According to chapel records from 1977, Dorothy also helped outline the guidelines pertaining to the new chapel. Written under “Primary Uses” is this: “The priority use of the building shall be for religious activities of any faith or denomination.” That inclusive directive still remains in place today, nearly three years after her passing. “The chapel is open to all religions and all faiths,” said Carroll Ensminger, a member of the chapel volunteer board along with her husband Dick. Both avid skiers, the couple lives full-time at Schweitzer and helps keep an eye on the place. “It’s handy if we need to check on a problem,” Ensminger said.

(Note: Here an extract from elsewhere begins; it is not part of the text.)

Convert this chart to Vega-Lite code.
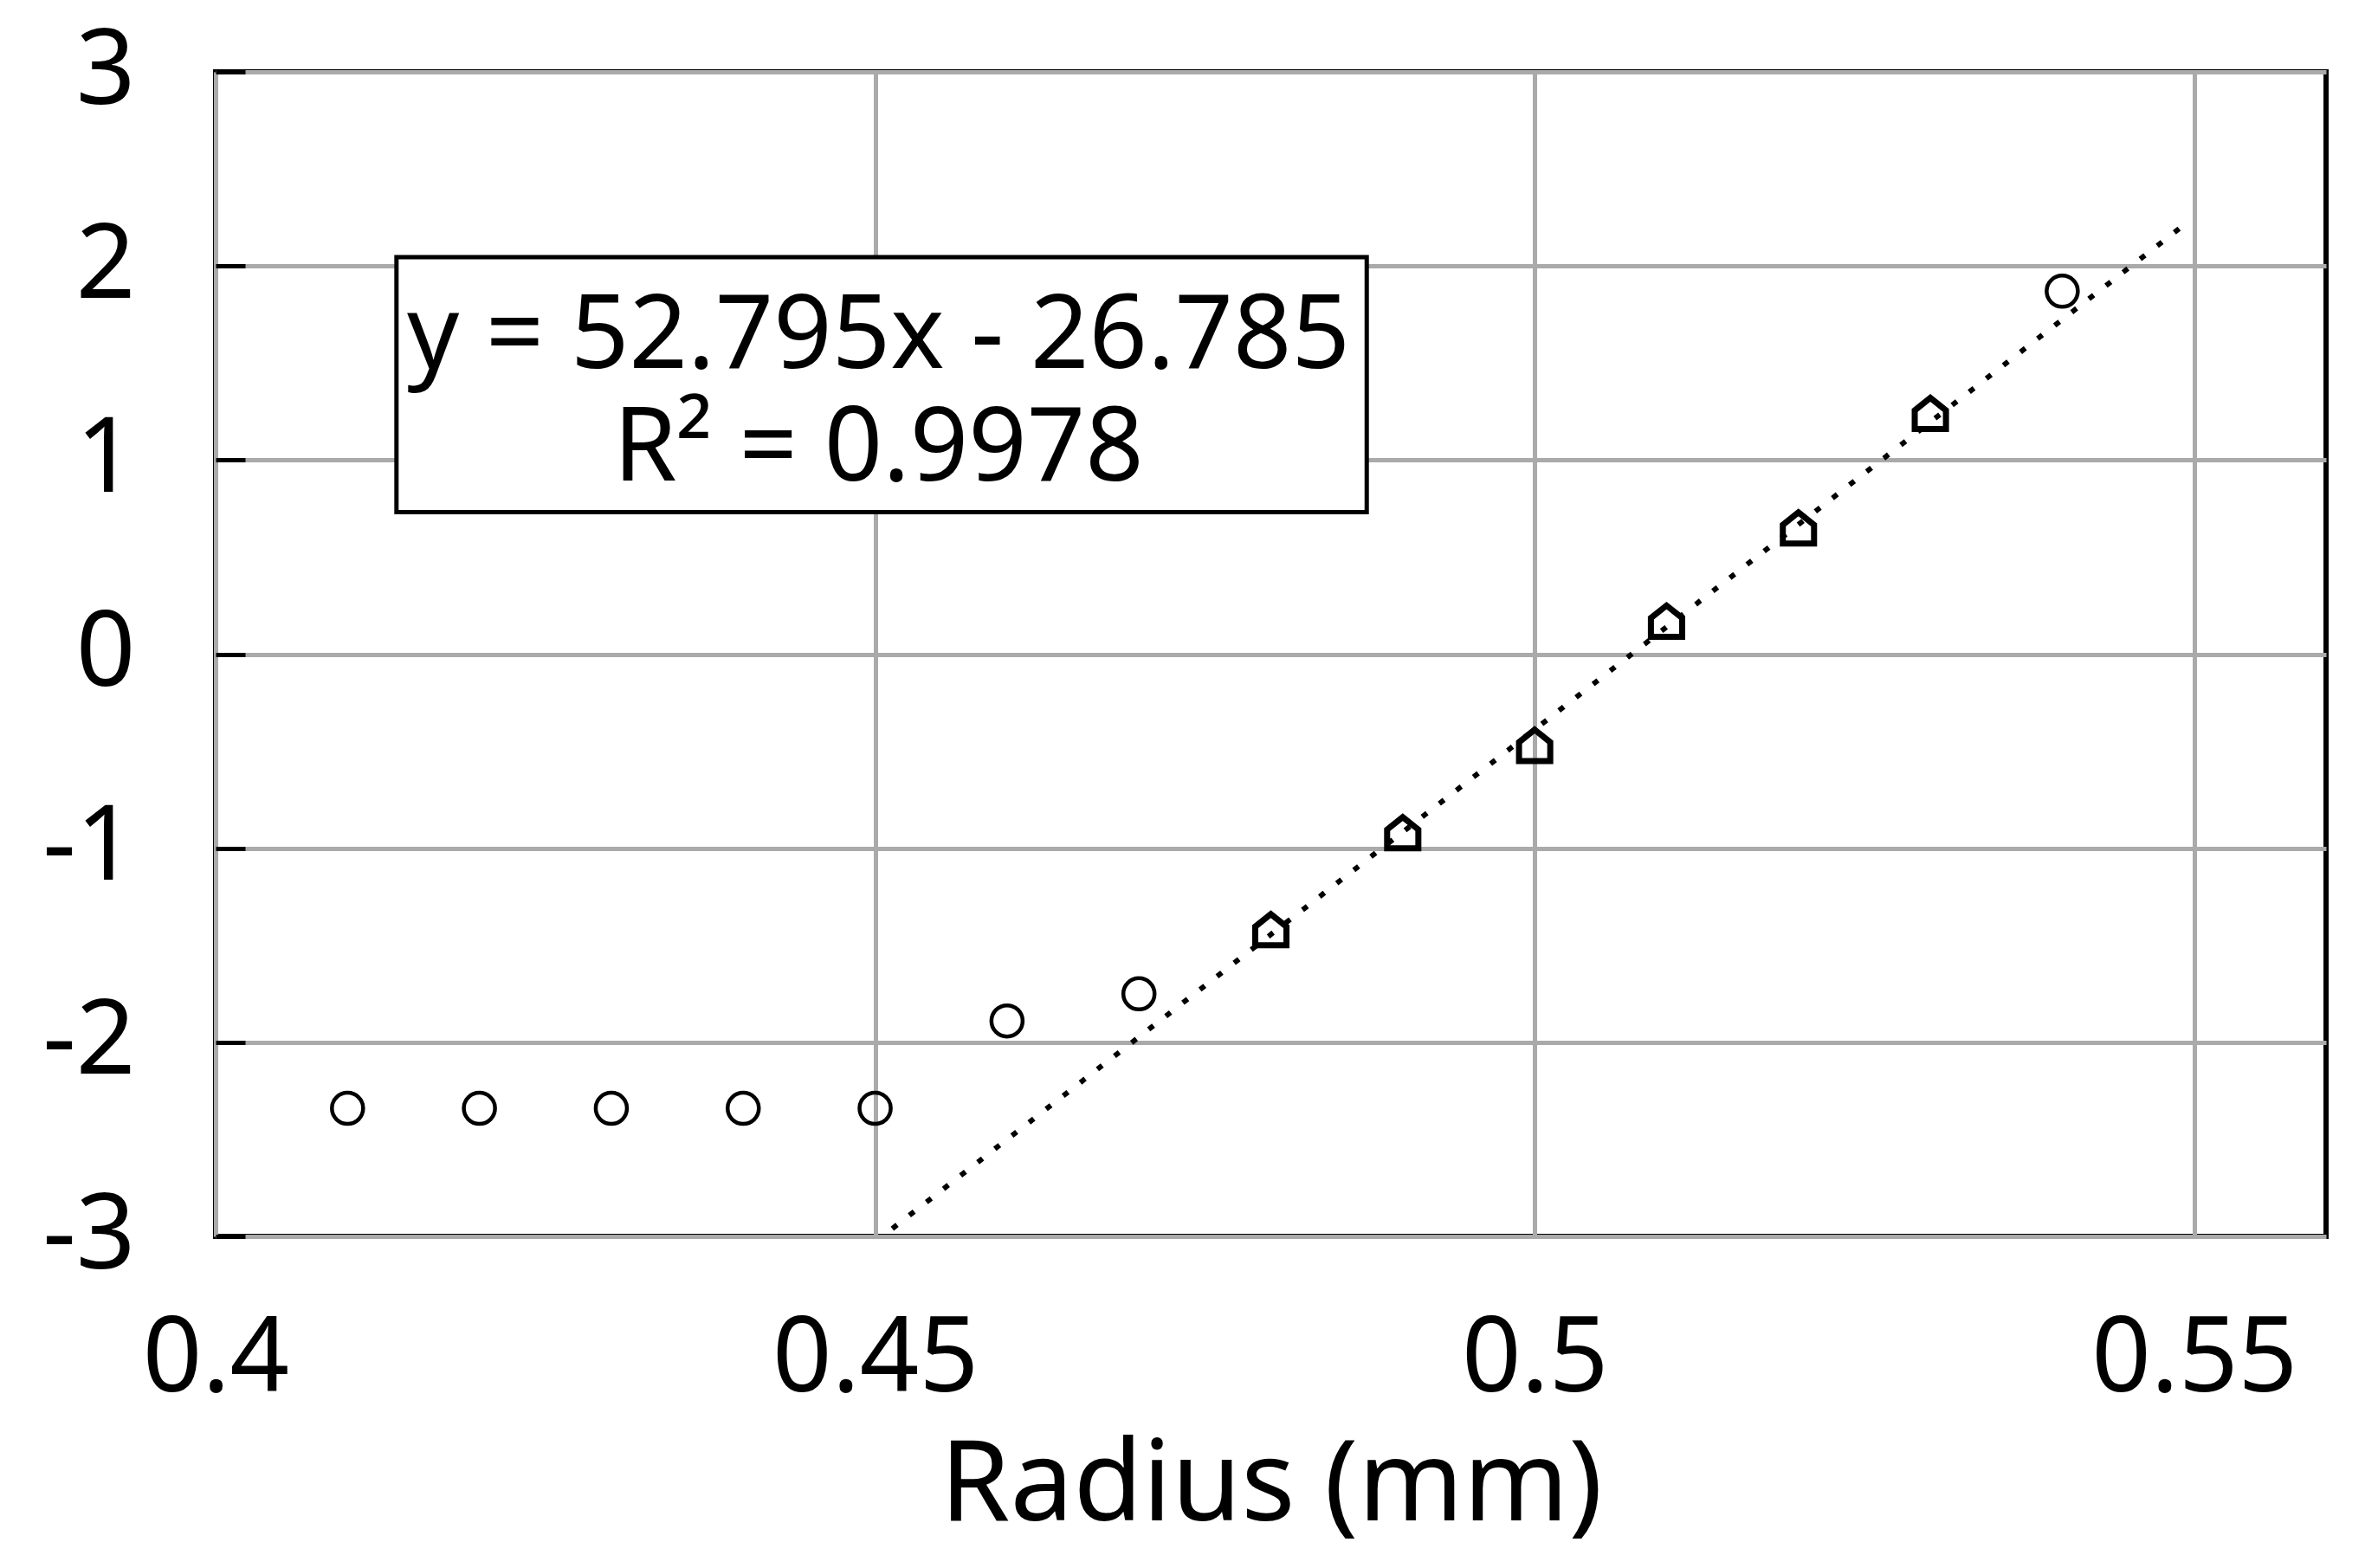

The sanctuary is a light-filled space that features volunteer-made benches and a beautiful bronze door artwork created by Dorothy Fowler, who was also a renowned sculptor. (She has bronze pieces in galleries and churches throughout the world, including a bronze door in an Israeli cathedral that is similar to the one at Schweitzer.) Tall windows at the front of the sanctuary sometimes provide a reminder of where the chapel sits when the occasional young skier will dart across during services.
The basement beneath the sanctuary is a large, open dining and recreation room that was completed with funding from the Metcalf Foundation—named in honor of the family’s son, Rick, who died in an avalanche in 1982 while skiing at Schweitzer. The fund continues to benefit the chapel to this day. “It’s been a saving grace,” Ensminger said about the family’s lasting monetary gift.
And, as they did in the past, countless volunteers and generous supporters stepped in to add a 48-bed dormitory in 1999, which comfortably houses youth and adult church groups. This full-service retreat facility includes bunkrooms, shower rooms and bathrooms.
Chapel services are held on Saturday afternoons during the ski season.
“Attendance is good in the winter,” Ensminger said. “And it’s absolutely packed on Christmas Eve!” For those interested in attending, the non-denominational service is held at 3:30 p.m. “It’s a good, real-life experience for them,” she added. Catholic Mass follows at 4:30 p.m. “Consistently, Gonzaga Jesuits come up for that one,” she said. “They do love skiing!”